Израильские дипломаты не понимали Эренбурга, потому что к ним самим, и к государству, которое они представляли в Москве, власть относилась исключительно доброжелательно. Не позволялось только — устанавливать особые отношения с советскими евреями.
Молотов распорядился ограничить общение сотрудников израильского посольства с московской хоральной синагогой и ее посетителями — после того, как в МИД пришло письмо из Совета по делам религиозных культов при Совете министров. В этом ведомстве работали чекисты, они выражали недовольство Лубянки контактами израильтян с советскими гражданами.
Шестого октября военный атташе полковник Ратнер отправил телеграмму премьер-министру и министру обороны Бен-Гуриону:
«Сегодня я полтора часа беседовал с генералом армии Антоновым, заменяющим в настоящее время Василевского.

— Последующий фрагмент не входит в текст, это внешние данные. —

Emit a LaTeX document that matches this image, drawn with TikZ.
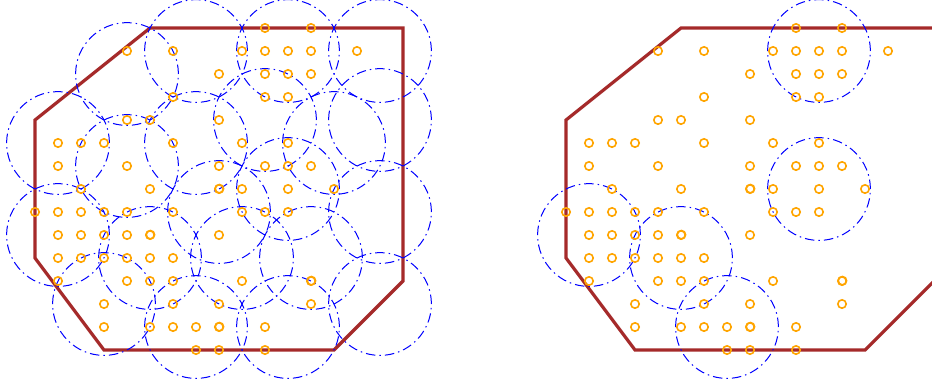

Такого рода беседы — совершенно необычное дело для уровня военных атташе, меня просили ничего о ней не сообщать своим коллегам из других стран. Поэтому необходима полная секретность.
Речь шла о ходе боев, об армиях арабской коалиции, особенно Ирака, о нацменьшинствах на Ближнем Востоке, о характере наших сил, их командовании и вооружении, о возможностях возобновления боевых действий, о значении Негева и Иерусалима. Встал вопрос об их помощи нам.
Обсуждены следующие вопросы: а) подготовка командного состава (краткосрочные и долгосрочные курсы), б) поставки оружия из немецких трофеев, в) способы отправки — воздухом или морем.
По протоколу мы должны теперь вынести эти вопросы на обсуждение советского МИД, который и примет решение. В преддверии этого Вам необходимо в ближайшие дни сообщить, какие виды вооружений и в каком количестве нам требуются из этого источника».
Генерал армии Алексей Иннокеньевич Антонов занимал пост первого заместителя начальника генерального штаба и во время Великой Отечественной пользовался особым авторитетом у Сталина. Его беседа с иностранным военным атташе была событием экстраординарным. Оно свидетельствовало о том, что Сталин продолжал проводить свою линию на Ближнем Востоке. Советские евреи в Израиль не поедут, но еврейское государство получит военную помощь как форпост в борьбе против западных империалистов.